Pricing here is a flat monthly subscription (about $15/month), not pay-per-result — so once you’re subscribed, the per-download marginal cost is effectively zero. That model is unusually friendly for high-volume archival: a team pulling thousands of media items a month pays the same flat fee as someone pulling a few hundred. The direct-API design keeps the underlying compute low, which is what makes flat pricing viable at scale.

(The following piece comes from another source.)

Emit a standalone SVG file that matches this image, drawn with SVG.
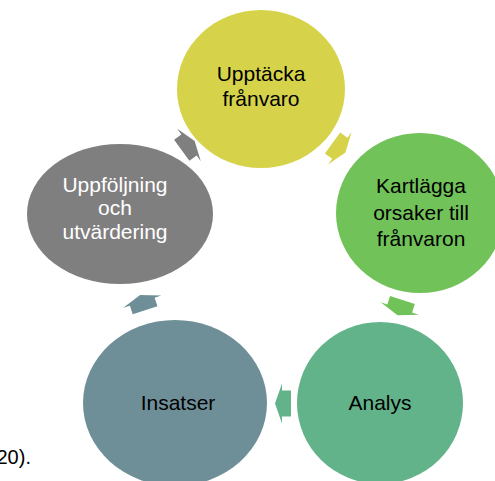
<svg xmlns="http://www.w3.org/2000/svg" width="495" height="481" viewBox="0 0 495 481">
<style>
text{font-family:"Liberation Sans",Arial,sans-serif;font-size:21px;text-anchor:middle;fill:#000}
.w{fill:#fff}
.c1{fill:#D6D34A}.c2{fill:#71C259}.c3{fill:#62B28A}.c4{fill:#6F8F98}.c5{fill:#7F7F7F}
</style>
<defs>
<path id="arr" d="M-8,-13 L1,-13 L1,-20 L8,0 L1,20 L1,13 L-8,13 Z"/>
</defs>
<rect width="495" height="481" fill="#fff"/>
<text x="-3.5" y="464" style="text-anchor:start;font-size:20px">20).</text>
<g id="n1"><ellipse class="c1" cx="261" cy="89" rx="84" ry="79"/><text x="261" y="81">Upptäcka</text><text x="261" y="106">frånvaro</text></g>
<g id="n2"><ellipse class="c2" cx="420" cy="213" rx="84" ry="80"/><text x="421" y="193">Kartlägga</text><text x="421" y="219.5">orsaker till</text><text x="421" y="246">frånvaron</text></g>
<g id="n3"><ellipse class="c3" cx="380" cy="403" rx="83" ry="81"/><text x="380" y="410">Analys</text></g>
<g id="n4"><ellipse class="c4" cx="175" cy="403" rx="92" ry="83"/><text x="178" y="410">Insatser</text></g>
<g id="n5"><ellipse class="c5" cx="120" cy="214" rx="93" ry="70"/><text class="w" x="115" y="191.5">Uppföljning</text><text class="w" x="115" y="215">och</text><text class="w" x="115" y="238.5">utvärdering</text></g>
<g id="connectors">
<use href="#arr" class="c1" transform="translate(339,147.7) rotate(36)"/>
<use href="#arr" class="c2" transform="translate(400,307.6) rotate(108)"/>
<use href="#arr" class="c3" transform="translate(283,403.5) rotate(180)"/>
<use href="#arr" class="c4" transform="translate(142.6,302.6) rotate(252)"/>
<use href="#arr" class="c5" transform="translate(188.2,145.6) rotate(324)"/>
</g>
</svg>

Versus a headless-browser downloader, you avoid:

  • Per-URL Chrome startup — seconds and hundreds of MB each, multiplied across a bulk run.
  • Re-encoding loss — consumer sites recompress; you get the original CDN variant.
  • The maintenance treadmill — browser-extension and consumer-site downloaders break constantly; the actor’s maintainer keeps the endpoint logic current.

Common pitfalls

  • Links expire — fetch promptly. The signed CDN URLs are short-lived. Download in the same workflow run; don’t store the link and retry days later.
  • Public content only. Private accounts and login-gated media aren’t accessible — this reads what an anonymous viewer can.
  • Carousels are multiple items. A multi-image/video post yields several records; handle the array, don’t assume one URL equals one file.
  • Respect rights and platform terms. Downloading is easy; redistribution may need permission. Archival, analysis and approved reuse are the safe lanes — re-uploading someone’s content as your own is not.
  • Stories are ephemeral. Capture them while they’re live; once they expire on Instagram, they’re gone from the source too.
  • Quality depends on the upload. The actor pulls the highest variant Instagram exposes — if the creator uploaded a low-res clip, that’s the ceiling.

Wrapping up

If you need to grab one Reel occasionally, any consumer site will do (with ads and re-encoding). If you need fast, HD, bulk media extraction that drops cleanly into an n8n or Zapier pipeline — without paying the headless-browser tax — a direct-API actor on a flat monthly price is the efficient path.